Crítica de Rolando Gallego - El Espectador Avezado

¿Cómo poder recuperar la memoria en imágenes? ¿Cuál es el mecanismo mental a través del cual los recuerdos transforman vívidas sensaciones en conceptos más abstractos? ¿Cómo reinterpretar la historia a partir de objetos ajenos al momento que se quiere narrar? ¿Cómo entender un drama que marcó a fuego a una generación completa a partir de la coacción y la sangre?
Algunas respuestas se pueden encontrar en “La imagen perdida”, intenso documental de 2013 del realizador Rithy Panh, y que tras un largo periplo festivalero y de premiación finalmente llega al país comercialmente.
En la historia de “La imagen perdida” (Francia/Camboya, 2013) hay simpleza, lo que no quita que el dolor que se quiere transmitir también lo sea, porque el director desea poder plasmar con registros reales el genocidio que se vivió en Camboya entre 1975 y 1979 de la mano de los jemeres rojos.
En ese período alrededor de dos millones de personas perdieron la vida y otras tantas fueron obligadas a trabajar en el campo, despojadas de sus viviendas y posesiones, por un régimen autoritario que impedía cualquier atisbo de humanidad en las acciones.
Panh buceó durante años en archivos, porque para él, más allá de lo que podría recrear o contar, la imagen capturada de los ejércitos accionando en los cuerpos sería el propulsor de la narración y de la historia.
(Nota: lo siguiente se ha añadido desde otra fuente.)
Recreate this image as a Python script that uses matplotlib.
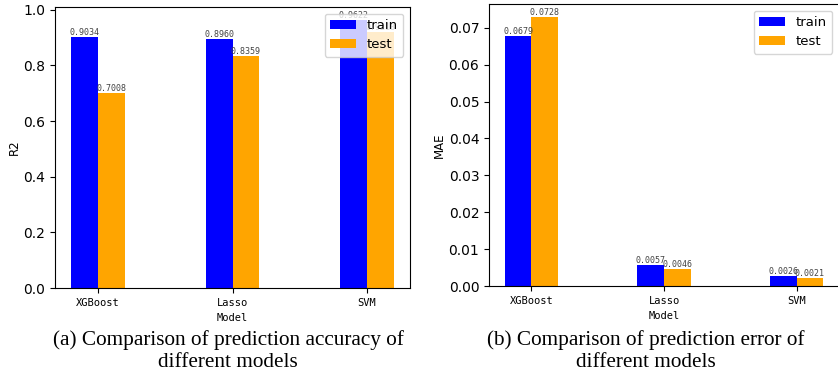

Pero en esa búsqueda el director realiza otro recorrido, para poder no sólo encontrar imágenes de la época, sino, principalmente, que esa misma búsqueda le pueda devolver algo de su identidad y la de su pueblo, que, diezmada, sigue hundida en la oscuridad tras haber sido apropiada de la peor manera, la más descarnada y dolorosa.
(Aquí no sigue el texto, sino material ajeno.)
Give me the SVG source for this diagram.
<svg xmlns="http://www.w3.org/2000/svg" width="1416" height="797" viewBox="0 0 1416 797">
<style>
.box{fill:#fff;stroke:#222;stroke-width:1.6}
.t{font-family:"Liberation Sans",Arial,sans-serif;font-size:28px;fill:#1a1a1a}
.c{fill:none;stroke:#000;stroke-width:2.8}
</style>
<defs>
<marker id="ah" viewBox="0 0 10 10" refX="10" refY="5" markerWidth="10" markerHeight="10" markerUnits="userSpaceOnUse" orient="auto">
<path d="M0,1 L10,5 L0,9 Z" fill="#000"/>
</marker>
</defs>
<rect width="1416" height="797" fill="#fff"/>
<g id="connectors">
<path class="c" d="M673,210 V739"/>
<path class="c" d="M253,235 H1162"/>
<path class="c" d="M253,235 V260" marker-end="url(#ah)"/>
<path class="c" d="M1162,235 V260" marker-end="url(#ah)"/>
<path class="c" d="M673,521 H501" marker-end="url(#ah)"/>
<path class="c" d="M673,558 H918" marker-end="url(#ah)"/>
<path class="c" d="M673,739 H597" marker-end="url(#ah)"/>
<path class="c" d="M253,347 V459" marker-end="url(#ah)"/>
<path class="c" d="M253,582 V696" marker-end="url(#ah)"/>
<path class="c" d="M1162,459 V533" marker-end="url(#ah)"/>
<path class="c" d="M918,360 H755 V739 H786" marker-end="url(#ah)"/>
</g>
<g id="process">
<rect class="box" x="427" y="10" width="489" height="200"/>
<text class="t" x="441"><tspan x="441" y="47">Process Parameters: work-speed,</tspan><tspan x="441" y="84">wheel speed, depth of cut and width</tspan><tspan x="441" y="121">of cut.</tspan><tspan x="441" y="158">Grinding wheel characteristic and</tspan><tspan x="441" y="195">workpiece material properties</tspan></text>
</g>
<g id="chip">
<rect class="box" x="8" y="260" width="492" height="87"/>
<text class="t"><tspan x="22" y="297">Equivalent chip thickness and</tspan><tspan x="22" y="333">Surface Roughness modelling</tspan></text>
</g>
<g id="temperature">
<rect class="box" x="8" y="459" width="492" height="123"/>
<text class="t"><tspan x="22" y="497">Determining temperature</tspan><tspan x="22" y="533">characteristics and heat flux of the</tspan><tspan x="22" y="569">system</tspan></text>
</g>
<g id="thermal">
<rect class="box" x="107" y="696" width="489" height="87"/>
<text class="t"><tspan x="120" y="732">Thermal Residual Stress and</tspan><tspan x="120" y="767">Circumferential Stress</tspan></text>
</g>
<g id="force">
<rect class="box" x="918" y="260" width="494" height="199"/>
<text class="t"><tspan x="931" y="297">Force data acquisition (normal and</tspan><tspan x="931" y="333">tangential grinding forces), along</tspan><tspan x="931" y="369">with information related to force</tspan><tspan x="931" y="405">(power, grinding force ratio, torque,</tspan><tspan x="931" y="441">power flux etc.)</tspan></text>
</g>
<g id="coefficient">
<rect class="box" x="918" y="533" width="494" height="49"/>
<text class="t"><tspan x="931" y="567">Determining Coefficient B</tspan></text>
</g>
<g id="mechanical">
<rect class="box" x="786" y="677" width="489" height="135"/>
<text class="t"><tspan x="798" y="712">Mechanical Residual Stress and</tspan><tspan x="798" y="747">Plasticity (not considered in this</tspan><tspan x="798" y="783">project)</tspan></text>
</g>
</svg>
Pero al no encontrar nada documental, y frente a su necesidad imperiosa de poder de alguna manera legar para las nuevas generaciones un registro de los acontecimientos, es que decidió, a través del relato en primera persona y la utilización de unas pequeñas esculturas de arcillas, recrear el período, inspirándose en hechos y acontecimientos que marcaron su vida personal.
A simple vista los muñequitos miran a cámara, ocupan el lugar en el que alguna vez un ser humano estuvo parado frente a cuerpos que les exigían un doloroso retiro de plusvalía, sangriento, irracional, en el que nada valían como personas ante las innecesarias decisiones tomadas.
El alma, el ser humano, la ontología de la racionalidad ante el hambre, el cuerpo que duele y pesa, el beber barro como un animal ante la eterna sed y falta de alimentación, transformando a todos en cuerpos ajenos, no propios, deshumanizándolos hasta el hartazgo.
Porque en la tierra que huele a muerte, en el agua que emana hacia la misma superficie y que comienza a contener los cuerpos de los millones de asesinados por uno de los regímenes más sangrientos que alguna vez supo existir.
“La imagen perdida” se erige como un contundente relato sobre algo que en un momento marcó a fuego a una generación y que, básicamente, es necesario reparar para nunca más volver a vivirlo en carne propia y ajena.